### WHAT IS REQUIRED:
Copy, exactly as written, the lines that begin at the one containing "Generate a Python" and end at the one containing "import plotly.graph_objects as go". Skip any pictures in the data below.
--- Start of DATA FOR PROCESSING ---
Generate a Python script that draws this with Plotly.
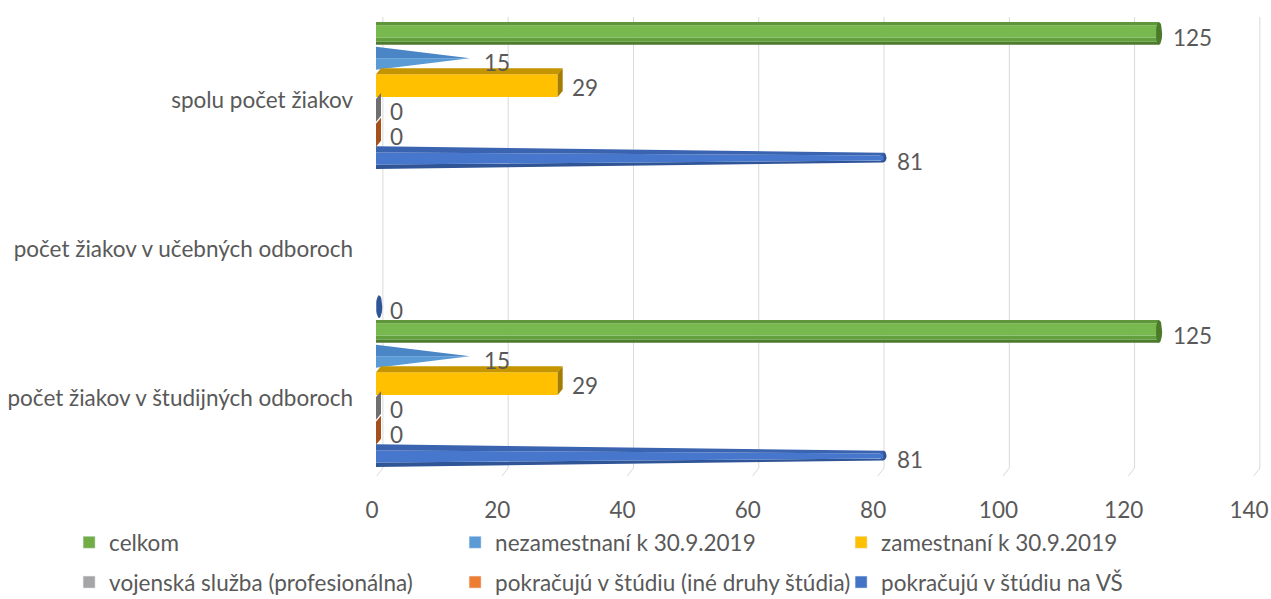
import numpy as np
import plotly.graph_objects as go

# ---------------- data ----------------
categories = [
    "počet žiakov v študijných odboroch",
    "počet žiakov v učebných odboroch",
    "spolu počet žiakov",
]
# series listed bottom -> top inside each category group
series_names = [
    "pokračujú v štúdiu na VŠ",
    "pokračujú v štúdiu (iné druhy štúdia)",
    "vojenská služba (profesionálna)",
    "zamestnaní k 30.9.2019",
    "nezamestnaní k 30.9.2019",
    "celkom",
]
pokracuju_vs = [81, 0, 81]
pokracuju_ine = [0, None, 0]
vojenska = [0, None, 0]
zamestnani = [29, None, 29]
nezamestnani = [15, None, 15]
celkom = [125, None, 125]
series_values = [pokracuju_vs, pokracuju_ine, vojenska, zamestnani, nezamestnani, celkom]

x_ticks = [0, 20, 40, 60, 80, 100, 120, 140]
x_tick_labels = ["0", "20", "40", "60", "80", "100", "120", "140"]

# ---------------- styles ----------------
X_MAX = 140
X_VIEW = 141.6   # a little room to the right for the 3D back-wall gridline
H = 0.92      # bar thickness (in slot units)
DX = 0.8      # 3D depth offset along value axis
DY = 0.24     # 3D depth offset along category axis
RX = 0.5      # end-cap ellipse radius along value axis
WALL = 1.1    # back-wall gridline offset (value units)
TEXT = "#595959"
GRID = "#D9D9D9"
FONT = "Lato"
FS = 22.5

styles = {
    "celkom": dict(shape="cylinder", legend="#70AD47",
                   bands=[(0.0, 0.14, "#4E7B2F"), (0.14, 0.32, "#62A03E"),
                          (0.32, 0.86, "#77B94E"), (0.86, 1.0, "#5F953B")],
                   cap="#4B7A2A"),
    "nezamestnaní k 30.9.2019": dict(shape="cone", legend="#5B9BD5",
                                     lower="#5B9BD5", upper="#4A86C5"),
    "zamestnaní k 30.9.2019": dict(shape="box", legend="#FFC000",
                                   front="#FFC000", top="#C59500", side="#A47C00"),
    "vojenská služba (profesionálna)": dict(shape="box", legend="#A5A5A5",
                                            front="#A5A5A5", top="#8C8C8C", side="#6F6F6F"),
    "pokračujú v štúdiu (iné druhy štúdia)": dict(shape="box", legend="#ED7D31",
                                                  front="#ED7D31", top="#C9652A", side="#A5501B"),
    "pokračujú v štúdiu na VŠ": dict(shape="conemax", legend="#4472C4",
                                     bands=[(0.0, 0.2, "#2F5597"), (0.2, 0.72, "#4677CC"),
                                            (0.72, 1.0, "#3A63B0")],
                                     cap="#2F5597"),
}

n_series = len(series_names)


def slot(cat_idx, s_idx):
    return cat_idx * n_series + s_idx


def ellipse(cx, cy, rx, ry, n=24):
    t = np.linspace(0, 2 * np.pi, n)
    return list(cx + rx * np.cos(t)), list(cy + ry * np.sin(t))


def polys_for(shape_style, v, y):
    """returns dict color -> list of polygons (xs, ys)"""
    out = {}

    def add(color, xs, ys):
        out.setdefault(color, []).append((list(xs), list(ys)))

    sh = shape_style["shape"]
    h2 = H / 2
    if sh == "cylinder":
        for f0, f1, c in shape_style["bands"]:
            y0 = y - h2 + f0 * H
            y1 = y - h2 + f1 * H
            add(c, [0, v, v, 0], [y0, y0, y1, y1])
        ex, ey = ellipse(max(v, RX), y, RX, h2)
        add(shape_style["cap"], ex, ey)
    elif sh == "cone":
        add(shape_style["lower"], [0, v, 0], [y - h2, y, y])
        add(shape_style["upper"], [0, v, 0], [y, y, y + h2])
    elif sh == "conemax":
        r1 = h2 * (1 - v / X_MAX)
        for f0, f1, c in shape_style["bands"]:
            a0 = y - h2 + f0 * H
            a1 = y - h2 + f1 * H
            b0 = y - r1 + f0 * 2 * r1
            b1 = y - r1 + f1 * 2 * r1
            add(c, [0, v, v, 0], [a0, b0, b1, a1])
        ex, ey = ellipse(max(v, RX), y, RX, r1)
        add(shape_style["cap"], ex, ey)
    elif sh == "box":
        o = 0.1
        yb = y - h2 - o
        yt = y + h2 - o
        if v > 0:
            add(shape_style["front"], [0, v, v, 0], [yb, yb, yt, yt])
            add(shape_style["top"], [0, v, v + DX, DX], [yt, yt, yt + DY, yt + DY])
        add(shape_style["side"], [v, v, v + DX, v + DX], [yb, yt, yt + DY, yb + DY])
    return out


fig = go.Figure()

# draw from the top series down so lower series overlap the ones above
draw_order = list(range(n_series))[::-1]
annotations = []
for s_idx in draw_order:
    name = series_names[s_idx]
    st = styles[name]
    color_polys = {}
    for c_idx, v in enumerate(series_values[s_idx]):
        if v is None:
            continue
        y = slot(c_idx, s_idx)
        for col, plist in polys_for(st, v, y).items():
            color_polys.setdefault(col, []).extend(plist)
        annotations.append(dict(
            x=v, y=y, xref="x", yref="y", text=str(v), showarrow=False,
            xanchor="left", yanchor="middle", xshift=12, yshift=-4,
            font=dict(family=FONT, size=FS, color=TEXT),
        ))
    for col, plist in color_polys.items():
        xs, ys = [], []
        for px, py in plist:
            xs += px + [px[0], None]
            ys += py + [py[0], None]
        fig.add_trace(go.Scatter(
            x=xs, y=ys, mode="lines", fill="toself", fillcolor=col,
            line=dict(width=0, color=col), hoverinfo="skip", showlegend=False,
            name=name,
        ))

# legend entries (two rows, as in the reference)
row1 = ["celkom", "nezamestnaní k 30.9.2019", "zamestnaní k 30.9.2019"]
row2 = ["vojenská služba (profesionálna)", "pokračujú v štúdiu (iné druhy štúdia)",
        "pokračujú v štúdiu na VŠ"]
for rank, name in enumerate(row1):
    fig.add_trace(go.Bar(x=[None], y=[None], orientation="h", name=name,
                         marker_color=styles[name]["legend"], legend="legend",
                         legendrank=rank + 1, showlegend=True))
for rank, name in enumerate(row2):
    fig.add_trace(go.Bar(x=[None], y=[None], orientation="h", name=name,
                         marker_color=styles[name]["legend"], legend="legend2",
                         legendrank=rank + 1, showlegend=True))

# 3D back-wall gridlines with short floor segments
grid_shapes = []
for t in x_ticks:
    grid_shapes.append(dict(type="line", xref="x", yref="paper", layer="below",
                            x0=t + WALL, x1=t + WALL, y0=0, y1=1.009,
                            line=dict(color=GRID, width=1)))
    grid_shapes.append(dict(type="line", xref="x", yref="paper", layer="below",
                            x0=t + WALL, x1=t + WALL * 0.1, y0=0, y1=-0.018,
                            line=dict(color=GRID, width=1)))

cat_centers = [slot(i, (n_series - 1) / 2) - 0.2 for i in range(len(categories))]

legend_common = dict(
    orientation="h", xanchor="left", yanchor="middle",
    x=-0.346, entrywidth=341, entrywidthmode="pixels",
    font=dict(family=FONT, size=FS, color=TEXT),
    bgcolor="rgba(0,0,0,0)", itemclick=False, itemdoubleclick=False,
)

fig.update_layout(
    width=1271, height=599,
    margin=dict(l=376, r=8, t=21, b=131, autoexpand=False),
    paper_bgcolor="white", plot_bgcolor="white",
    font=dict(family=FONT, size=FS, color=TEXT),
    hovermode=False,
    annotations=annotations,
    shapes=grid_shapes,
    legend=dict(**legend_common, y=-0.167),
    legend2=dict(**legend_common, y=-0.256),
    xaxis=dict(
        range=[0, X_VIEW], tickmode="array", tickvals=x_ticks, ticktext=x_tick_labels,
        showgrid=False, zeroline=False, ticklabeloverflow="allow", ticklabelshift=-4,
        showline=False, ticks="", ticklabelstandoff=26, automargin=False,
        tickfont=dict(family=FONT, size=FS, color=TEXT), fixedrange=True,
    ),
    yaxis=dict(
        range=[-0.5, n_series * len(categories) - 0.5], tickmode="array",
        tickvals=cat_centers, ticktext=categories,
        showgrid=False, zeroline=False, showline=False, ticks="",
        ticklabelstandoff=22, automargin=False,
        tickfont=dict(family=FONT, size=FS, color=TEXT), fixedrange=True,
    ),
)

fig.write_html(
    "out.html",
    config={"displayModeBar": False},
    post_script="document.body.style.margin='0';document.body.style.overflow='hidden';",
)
--- End of DATA FOR PROCESSING ---
--- Start of DATA FOR PROCESSING ---
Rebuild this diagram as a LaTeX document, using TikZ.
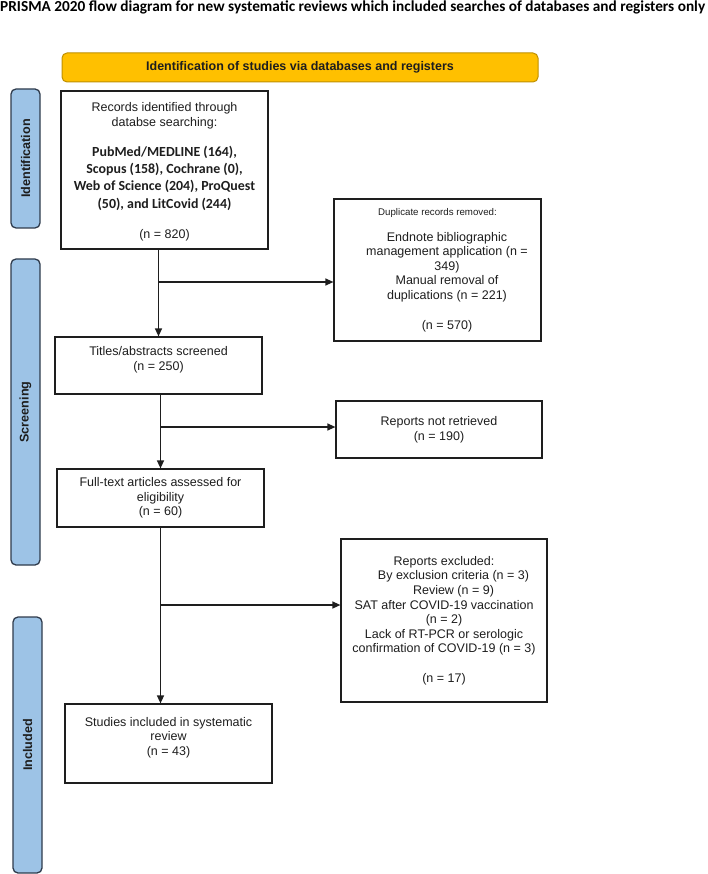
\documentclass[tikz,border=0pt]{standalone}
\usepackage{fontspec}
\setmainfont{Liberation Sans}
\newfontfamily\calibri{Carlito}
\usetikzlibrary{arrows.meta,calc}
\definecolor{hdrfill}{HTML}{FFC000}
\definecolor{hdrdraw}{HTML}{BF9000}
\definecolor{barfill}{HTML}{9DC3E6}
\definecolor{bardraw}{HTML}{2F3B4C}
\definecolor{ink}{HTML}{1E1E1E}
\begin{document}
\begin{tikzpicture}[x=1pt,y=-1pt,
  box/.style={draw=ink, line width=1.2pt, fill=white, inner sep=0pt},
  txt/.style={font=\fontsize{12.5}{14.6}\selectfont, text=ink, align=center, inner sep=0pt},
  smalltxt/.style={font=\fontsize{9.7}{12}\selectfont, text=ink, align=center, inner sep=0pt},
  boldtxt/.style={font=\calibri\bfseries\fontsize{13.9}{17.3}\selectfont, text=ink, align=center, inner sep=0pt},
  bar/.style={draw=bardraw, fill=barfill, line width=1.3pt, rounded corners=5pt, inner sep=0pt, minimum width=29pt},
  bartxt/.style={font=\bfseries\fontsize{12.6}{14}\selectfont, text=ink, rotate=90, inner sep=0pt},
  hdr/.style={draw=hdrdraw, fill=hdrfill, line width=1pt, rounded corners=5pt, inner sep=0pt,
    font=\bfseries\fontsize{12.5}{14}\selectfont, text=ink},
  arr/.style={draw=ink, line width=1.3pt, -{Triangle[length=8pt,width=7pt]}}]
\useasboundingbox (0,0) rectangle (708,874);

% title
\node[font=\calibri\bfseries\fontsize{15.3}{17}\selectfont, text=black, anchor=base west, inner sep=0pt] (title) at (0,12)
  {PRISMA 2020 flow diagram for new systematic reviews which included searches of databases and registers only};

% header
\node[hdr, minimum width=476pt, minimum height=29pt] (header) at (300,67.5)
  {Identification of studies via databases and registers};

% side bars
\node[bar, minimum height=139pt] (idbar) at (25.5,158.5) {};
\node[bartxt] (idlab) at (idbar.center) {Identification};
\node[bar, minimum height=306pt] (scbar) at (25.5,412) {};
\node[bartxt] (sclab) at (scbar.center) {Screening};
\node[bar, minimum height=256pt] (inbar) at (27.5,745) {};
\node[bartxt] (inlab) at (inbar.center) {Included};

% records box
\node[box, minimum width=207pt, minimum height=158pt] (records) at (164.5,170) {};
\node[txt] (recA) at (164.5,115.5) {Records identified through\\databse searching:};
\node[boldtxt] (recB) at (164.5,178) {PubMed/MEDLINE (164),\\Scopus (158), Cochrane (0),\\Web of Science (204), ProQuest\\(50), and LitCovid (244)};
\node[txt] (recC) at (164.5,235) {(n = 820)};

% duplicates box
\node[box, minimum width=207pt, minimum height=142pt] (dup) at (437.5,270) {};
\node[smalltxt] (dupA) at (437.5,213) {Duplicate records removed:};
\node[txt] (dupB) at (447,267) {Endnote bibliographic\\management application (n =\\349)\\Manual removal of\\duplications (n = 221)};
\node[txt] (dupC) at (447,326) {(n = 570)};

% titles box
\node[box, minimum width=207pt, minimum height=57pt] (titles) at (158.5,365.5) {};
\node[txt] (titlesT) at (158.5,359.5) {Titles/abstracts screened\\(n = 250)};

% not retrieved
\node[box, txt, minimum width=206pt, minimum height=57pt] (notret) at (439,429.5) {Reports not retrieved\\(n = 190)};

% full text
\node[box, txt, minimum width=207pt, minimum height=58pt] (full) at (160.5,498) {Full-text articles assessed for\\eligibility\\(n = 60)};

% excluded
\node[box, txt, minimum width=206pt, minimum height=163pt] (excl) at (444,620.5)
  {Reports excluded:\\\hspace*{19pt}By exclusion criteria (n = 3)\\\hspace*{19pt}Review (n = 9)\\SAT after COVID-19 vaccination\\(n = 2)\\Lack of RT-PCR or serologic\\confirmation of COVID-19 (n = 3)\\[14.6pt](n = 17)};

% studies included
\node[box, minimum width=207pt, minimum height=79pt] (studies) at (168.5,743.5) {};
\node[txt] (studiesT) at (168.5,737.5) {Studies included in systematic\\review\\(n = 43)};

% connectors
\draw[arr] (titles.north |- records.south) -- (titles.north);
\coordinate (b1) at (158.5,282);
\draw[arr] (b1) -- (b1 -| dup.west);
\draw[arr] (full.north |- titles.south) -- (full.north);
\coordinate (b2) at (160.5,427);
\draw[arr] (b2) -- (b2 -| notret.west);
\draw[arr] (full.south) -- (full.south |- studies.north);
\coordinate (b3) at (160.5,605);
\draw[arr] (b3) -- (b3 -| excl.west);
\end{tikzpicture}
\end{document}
--- End of DATA FOR PROCESSING ---
### SOLUTION:
Generate a Python script that draws this with Plotly.
import numpy as np
import plotly.graph_objects as go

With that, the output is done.